Pregnant during the pandemic: How hospitals helped deliver healthy babies


MORGANTOWN, W.Va. – Since the start of the pandemic, a new normal has started for almost everyone around the world. The same goes for how we bring new life into the world.

Ruby Memorial Hospital is one health care facility that has moved more towards seeing their patients through telehealth to limit COVID-19 exposure.

“It’s also been really great for women, so they don’t have to drive one to two hours to come to an appointment if things are stable,” explained Medical Director of maternal-fetal medicine and Labor and Delivery Services Dr. Annelee Boyle.

Doctor Boyle explained ultrasounds or blood pressure checks cannot be done over telehealth. Boyle experienced dealing with pregnant women with COVID while being pregnant herself.

“You put all the stress of being pregnant and then you add an illness on top of it, potentially a hospital admission, an ICU stay. Some women have done great, but others were not as lucky,” said Dr. Boyle.

One of the biggest obstacles she experienced was deciding to get the COVID vaccine while pregnant. Boyle received her first vaccine at 27 weeks pregnant when they only had limited data on COVID vaccines and pregnancies.

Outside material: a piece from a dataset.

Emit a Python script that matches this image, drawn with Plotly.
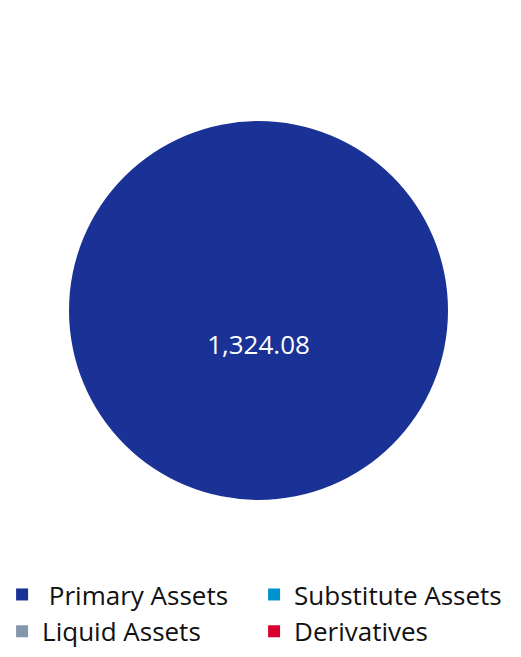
import plotly.graph_objects as go

labels = [" Primary Assets", "Substitute Assets", "Liquid Assets", "Derivatives"]
values = [1324.08, 0, 0, 0]
colors = ["#1a3296", "#0092d0", "#8497aa", "#d9002f"]

W, H = 521, 657
B = 110
PH = H - B
fig = go.Figure(go.Pie(
    labels=labels, values=values, sort=False, direction="clockwise",
    marker=dict(colors=colors),
    texttemplate="&nbsp;<br>&nbsp;<br>%{value:,.2f}", textinfo="value", textposition="inside",
    insidetextfont=dict(color="white", size=26, family="Open Sans"),
    domain=dict(x=[69/W, 448/W], y=[1-500/PH, 1-121/PH]),
    showlegend=True, hoverinfo="label+value",
))
fig.update_layout(
    width=W, height=H, margin=dict(l=0, r=0, t=0, b=B, autoexpand=False),
    paper_bgcolor="white",
    font=dict(family="Open Sans", color="#000000"),
    legend=dict(orientation="h", x=0.004, xanchor="left", y=-0.044, yanchor="top",
                font=dict(size=26, family="Open Sans", color="#111111"),
                entrywidth=207, entrywidthmode="pixels", tracegroupgap=0,
                traceorder="normal"),
)
fig.write_html("out.html", config={"displayModeBar": False},
               post_script="document.body.style.margin='0';")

“I was weighing that against the known risk of Covid, especially in pregnant women who are more likely to get sick, more likely end up in the ICU, more likely to need a ventilator, more likely to die,” described Dr. Boyle.

The Center for Disease Control and Prevention said “Although the overall risk of severe illness is low, pregnant people and recently pregnant people are at an increased risk for severe illness from COVID-19 when compared to non-pregnant people.”

Boyle said getting the vaccine is everyone’s choice, but you should get vaccinated beforehand if you are thinking about getting pregnant.

Since the pandemic, the labor and delivery department only allows one visitor with the mother, sometimes with certain exceptions.

“If there is a baby, we think will not make it well have as many family members as we can to meet the baby and if there is somebody under the age of 18 who need a guardian, they can have their guardian and the father of the baby as well,” said Dr. Boyle.

Fortunately, despite the pandemic, most women in the mountain state are still leaning towards hospital birth rather than at-home birth.

Doctor Boyle said things are slowly moving back to normal in the labor and delivery department.